Dünyada gözlemlenen ekonomik durgunluk örnekleri, farklı ülkelerde farklı şekillerde ortaya çıkmaktadır. Örneğin, Japonya 1990'lı yıllarda uzun bir durgunluk dönemi yaşamıştır. Gayrimenkul balonu patladığında, ekonominin büyüme ivmesi durmuş, işsizlik oranı artmış ve tüketici harcamaları azalmıştır. Japonya, deflasyonla mücadele etmekte zorlanmıştır.

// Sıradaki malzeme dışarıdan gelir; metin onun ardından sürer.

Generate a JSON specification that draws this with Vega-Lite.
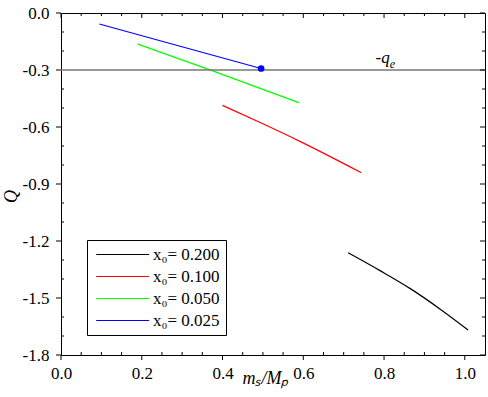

Uzun süreli durgunluk hâli, Japonya'nın mali politikalarını karmaşıklaştırmıştır.
Bir diğer önemli örnek ise Euro Bölgesi'nde 2009 yılında yaşanan durgunluktur. Küresel mali kriz sonrasında, Yunanistan, İspanya ve İtalya gibi ülkeler, yüksek kamu borçları ve istihdam sorunları ile karşı karşıya kalmıştır. Bu durum, Euro Bölgesi'nin ekonomik bütünlüğünü ciddi şekilde tehdit etmiştir. Durgunluk süresi, bu ülkelerde uzun vadeli yapısal reformların hayata geçirilmesine yönlendirmiştir.
Ekonomik durgunluğun yalnızca ekonomik etkilere değil, sosyal sonuçlara da derin etkileri vardır. İşsizlik oranı yükseldiğinde, aile yapıları üzerinde kaynak sıkıntısı yaşanabilir. İnsanlar, maddi sorunlar nedeniyle stres ve kaygı içinde yaşamaktan etkilenir. Bireylerin ruh sağlığı, işsizlik ve belirsizlik dönemlerinde giderek bozulur. Ülkeler, bu süreçte sosyal yardımların artması gibi çözüm yollarını devreye alabilir. Ancak bu önlemler de uzun vadede sürdürülebilir olmayabilir.
Ayrıca, durgunluk dönemlerinde sosyal eşitsizlikler artma eğilimi gösterir. Düşük gelirli aileler, varlıklı kesime kıyasla daha fazla zarar görür. Bu durum, toplumda farklı katmanlar arasında ayrışmalara neden olur. Eğitim ve sağlık olanakları, ekonomik durgunluk sürecinde daha da kısıtlanır. Örnek vermek gerekirse, ABD’de 2008 krizi sırasında eğitim harcamaları düşmüştür. Uzun süreli durgunluk, genç nesillerin eğitim düzeyinde gerilemeye ve dolayısıyla sosyal hareketliliğin azalmasına yol açar.
Durgunlukla başa çıkabilmek için ülkelerin bazı çözüm yolları geliştirmesi gerekmektedir. Bunun için, finansal yönetim uygulamaları büyük bir öneme sahiptir. Kamu giderlerinin artırılması ve vergi indirimleri gibi mali politikalar, ekonomik aktiviteyi canlandırabilir. Özellikle devletin altyapı projelerine yönelik yatırımlar yapması, istihdamı artırarak durgunluğun etkilerini azaltabilir. Yatımlar, bekleyen talebi karşılamak amacıyla gerçekleştirilebilir.
Bununla birlikte, ekonomik politikalar etkin bir şekilde uygulanmalıdır. Sıkı para politikaları yerine, büyümeyi teşvik eden bir yaklaşım benimsenmelidir. Uluslararası işbirlikleri, ticaret anlaşmaları ve yatırımlar, piyasa analizi doğrultusunda yönlendirilmelidir. Stratejik alanlarda rekabetçiliği artırmak için, inovasyon ve teknolojiye yönelmek önemlidir. Böylece, uzun vadede sürdürülebilir bir büyüme sağlanabilir.